**DATA**
··········

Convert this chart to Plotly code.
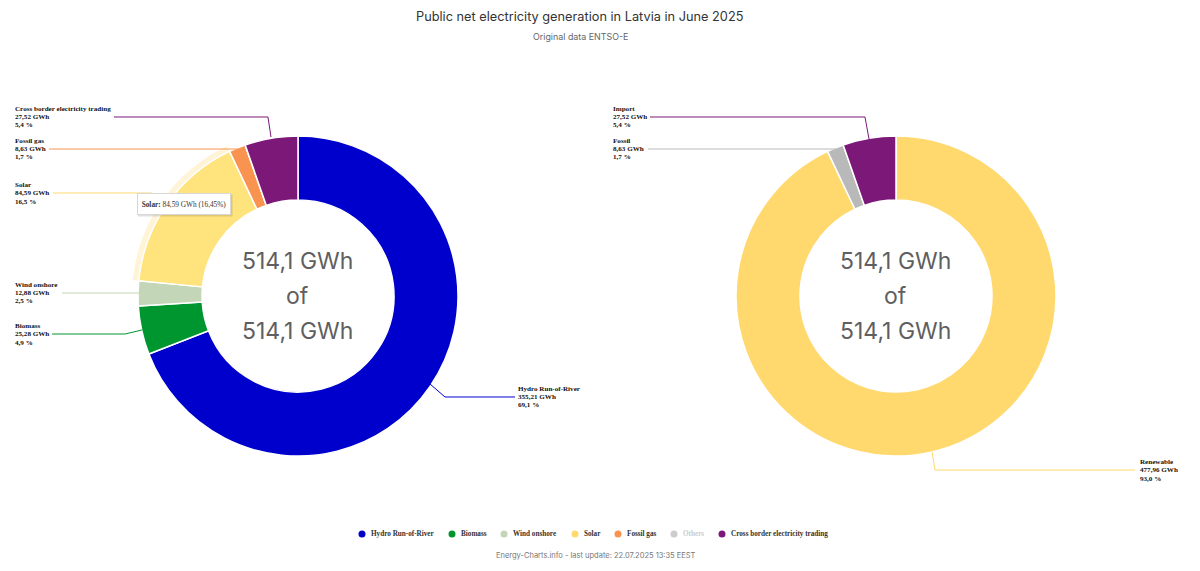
import plotly.graph_objects as go

# left donut
source_names = ['Hydro Run-of-River', 'Biomass', 'Wind onshore', 'Solar', 'Fossil gas', 'Others', 'Cross border electricity trading']
source_gwh = [355.21, 25.28, 12.88, 84.59, 8.63, 0, 27.52]
source_gwh_txt = ['355,21', '25,28', '12,88', '84,59', '8,63', '0', '27,52']
source_pct_txt = ['69,1', '4,9', '2,5', '16,5', '1,7', '0', '5,4']
source_colors = ['#0000CC', '#00962F', '#C3D6B7', '#FFD86E', '#F89450', '#C4C4C4', '#7B1878']

# right donut
group_names = ['Renewable', 'Fossil', 'Import']
group_gwh = [477.96, 8.63, 27.52]
group_gwh_txt = ['477,96', '8,63', '27,52']
group_pct_txt = ['93,0', '1,7', '5,4']
group_colors = ['#FFD86E', '#B9B9B9', '#7B1878']

W, H = 1200, 571
SERIF = 'Liberation Serif'
SANS = 'Inter'


def px(x):
    return x / W


def py(y):
    return 1 - y / H


def pie_domain(cx, cy, r):
    return dict(x=[px(cx - r), px(cx + r)], y=[py(cy + r), py(cy - r)])


def add_text(x, y, text, size, color, family=SANS, anchor='center'):
    fig.add_annotation(
        x=px(x), y=py(y), xref='paper', yref='paper', xanchor=anchor, yanchor='middle',
        text=text, showarrow=False, borderpad=0, font=dict(family=family, size=size, color=color),
    )


fig = go.Figure()

# hover halo around the solar slice
halo_colors = ['rgba(0,0,0,0)'] * len(source_names)
halo_colors[3] = 'rgba(255,216,110,0.28)'
fig.add_trace(go.Pie(
    values=source_gwh, labels=source_names, sort=False, direction='clockwise', rotation=0,
    hole=160 / 166, domain=pie_domain(298, 296, 166), textinfo='none', hoverinfo='skip',
    marker=dict(colors=halo_colors, line=dict(width=0)), showlegend=False,
))

# the solar slice is drawn lighter because it is hovered
left_colors = list(source_colors)
left_colors[3] = '#FFE37D'
fig.add_trace(go.Pie(
    values=source_gwh, labels=source_names, sort=False, direction='clockwise', rotation=0,
    hole=0.6, domain=pie_domain(298, 296, 160), textinfo='none', hoverinfo='skip',
    marker=dict(colors=left_colors, line=dict(color='white', width=1.5)), showlegend=False,
))
fig.add_trace(go.Pie(
    values=group_gwh, labels=group_names, sort=False, direction='clockwise', rotation=0,
    hole=0.6, domain=pie_domain(896, 296, 160), textinfo='none', hoverinfo='skip',
    marker=dict(colors=group_colors, line=dict(color='white', width=1.5)), showlegend=False,
))

# x and y of the first line of each outside label
left_label_pos = [(517, 388.5), (14, 326), (14, 284.5), (14, 185), (14, 140.5), None, (14, 108.5)]
right_label_pos = [(1139, 462), (612, 140.5), (612, 108.5)]
LINE_STEP = 8.4


def add_label(pos, name, gwh, pct):
    for i, line in enumerate((name, f'{gwh} GWh', f'{pct} %')):
        add_text(pos[0], pos[1] + i * LINE_STEP, f'<b>{line}</b>', 7.1, '#111111', SERIF, 'left')


for pos, name, gwh, pct in zip(left_label_pos, source_names, source_gwh_txt, source_pct_txt):
    if pos:
        add_label(pos, name, gwh, pct)
for pos, name, gwh, pct in zip(right_label_pos, group_names, group_gwh_txt, group_pct_txt):
    add_label(pos, name, gwh, pct)

# leader lines
leaders = [
    ([(430, 384), (445, 397), (515, 397)], '#0000CC'),
    ([(52, 334), (125, 334), (142, 330)], '#00962F'),
    ([(62, 293), (139, 293)], '#C3D6B7'),
    ([(53, 193), (152, 193)], '#FFD86E'),
    ([(49, 149), (238, 149), (240, 155)], '#F89450'),
    ([(114, 117), (268, 117), (271, 137)], '#7B1878'),
    ([(932, 452), (935, 470), (1135, 470)], '#FFD86E'),
    ([(648, 149), (836, 149), (838, 155)], '#B9B9B9'),
    ([(650, 117), (865, 117), (869, 139)], '#7B1878'),
]
for pts, color in leaders:
    path = 'M ' + ' L '.join(f'{px(a):.5f} {py(b):.5f}' for a, b in pts)
    fig.add_shape(type='path', path=path, xref='paper', yref='paper', line=dict(color=color, width=1), layer='above')

# centre text
for cx in (296, 894):
    for y, line in zip((261, 296, 331), ('514,1 GWh', 'of', '514,1 GWh')):
        add_text(cx + 1, y, line, 23, '#5F5F5F')

# tooltip
fig.add_shape(type='rect', x0=px(138), x1=px(232.5), y0=py(194.5), y1=py(216.5), xref='paper', yref='paper',
              fillcolor='rgba(0,0,0,0.12)', line=dict(width=0), layer='above')
fig.add_annotation(
    x=px(184), y=py(204), xref='paper', yref='paper', xanchor='center', yanchor='middle',
    showarrow=False, width=92, height=20,
    text='<b>Solar:</b> 84,59 GWh (16,45%)', font=dict(family=SERIF, size=7.3, color='#333333'),
    bgcolor='white', bordercolor='#D8D8D8', borderwidth=1, borderpad=0,
)

# legend, drawn by hand to keep the tight spacing of the original
legend_marker_x = [362, 452, 504, 575, 618, 674, 722]
for name, color, mx in zip(source_names, source_colors, legend_marker_x):
    others = name == 'Others'
    fig.add_shape(type='circle', xref='paper', yref='paper', x0=px(mx - 3.5), x1=px(mx + 3.5),
                  y0=py(534 + 3.5), y1=py(534 - 3.5), line=dict(width=0),
                  fillcolor='#CCCCCC' if others else color)
    add_text(mx + 7.5, 534, f'<b>{name}</b>', 7.2, '#CCCCCC' if others else '#333333', SERIF, 'left')

# titles
add_text(579.5, 17, 'Public net electricity generation in Latvia in June 2025', 12.75, '#333333')
add_text(580, 36, 'Original data ENTSO-E', 8.9, '#666666')
add_text(596, 555, 'Energy-Charts.info - last update: 22.07.2025 13:35 EEST', 7.5, '#777777')

fig.update_layout(
    width=W, height=H, margin=dict(l=0, r=0, t=0, b=0),
    paper_bgcolor='white', plot_bgcolor='white', showlegend=False,
)
fig.write_html('out.html', config=dict(displayModeBar=False), post_script="document.body.style.margin='0';")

··········

**GIVEN REQUEST**
Leave out the pictures, then repeat the listing above exactly from its first line to the line with "return dict(x=[px(cx - r), px(cx", inclusive.

**RESPONSE TO THE TASK**
Convert this chart to Plotly code.
import plotly.graph_objects as go

# left donut
source_names = ['Hydro Run-of-River', 'Biomass', 'Wind onshore', 'Solar', 'Fossil gas', 'Others', 'Cross border electricity trading']
source_gwh = [355.21, 25.28, 12.88, 84.59, 8.63, 0, 27.52]
source_gwh_txt = ['355,21', '25,28', '12,88', '84,59', '8,63', '0', '27,52']
source_pct_txt = ['69,1', '4,9', '2,5', '16,5', '1,7', '0', '5,4']
source_colors = ['#0000CC', '#00962F', '#C3D6B7', '#FFD86E', '#F89450', '#C4C4C4', '#7B1878']

# right donut
group_names = ['Renewable', 'Fossil', 'Import']
group_gwh = [477.96, 8.63, 27.52]
group_gwh_txt = ['477,96', '8,63', '27,52']
group_pct_txt = ['93,0', '1,7', '5,4']
group_colors = ['#FFD86E', '#B9B9B9', '#7B1878']

W, H = 1200, 571
SERIF = 'Liberation Serif'
SANS = 'Inter'


def px(x):
    return x / W


def py(y):
    return 1 - y / H


def pie_domain(cx, cy, r):
    return dict(x=[px(cx - r), px(cx + r)], y=[py(cy + r), py(cy - r)])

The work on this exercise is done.